A man in a smock, slim and dreadlocked, tucked a hand into his pocket and pulled out three cards― a Ghana Card, a voter identity card and a National Health Insurance Scheme (NHIS) card― and threw them on the ground in front of the crowd. He said government had only produced the cards for national crises and not for national identification. He repeated the act and the words several times, picked the cards and left the arena in fury.
“I have been here throughout the week,” said Mina Addai, a young woman who withdrew temporarily from the congested queues and took a seat in the sun. “We feel frustrated. The people providing the service are not enough. But I believe they will not block the SIM cards because a lot of people have borrowed huge sums of money from the service providers. The service providers will be at a loss if those SIM cards are blocked. I don’t think the service providers will allow that to happen.”

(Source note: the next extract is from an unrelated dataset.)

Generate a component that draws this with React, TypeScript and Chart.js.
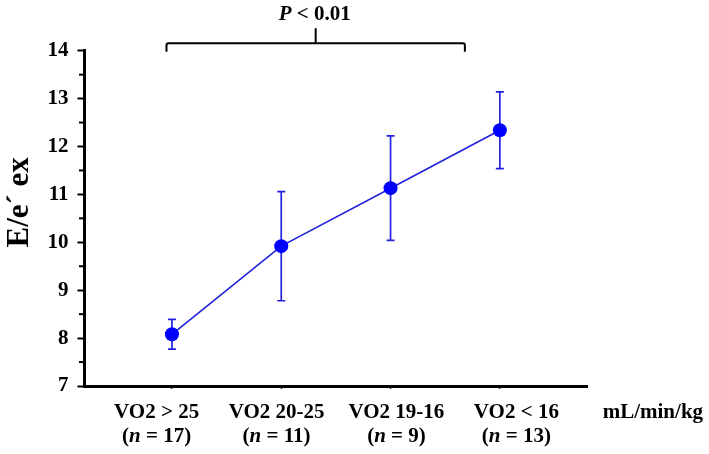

Occasionally, there were altercations among the crowds over suspected attempts by some people to sidestep the queues into the rooms being used by the NIA officials for the exercise. At times, tempers erupted at the venue, with angry individuals criticising government and the NIA officials over the manner the exercise was being done.
An NIA official apologised for what he called “technical hitches” and begged that the waiting crowd bear with the crew. It was not clear if his apology was unanimously accepted as some of the frustrated men and women rested their chins in their palms and were only looking at him in silence. Later, he provided another space, asking people to queue there. Nobody went there.
“We are all frustrated. What we expect is, after taking our contacts, just give us an SMS that our cards are ready. It is not our will not to register our SIM cards, but the mechanism in itself is a barrier. It means what I have to do is to withdraw all my money from mobile money between today and tomorrow,” Abdul-Majeed Mohammed said.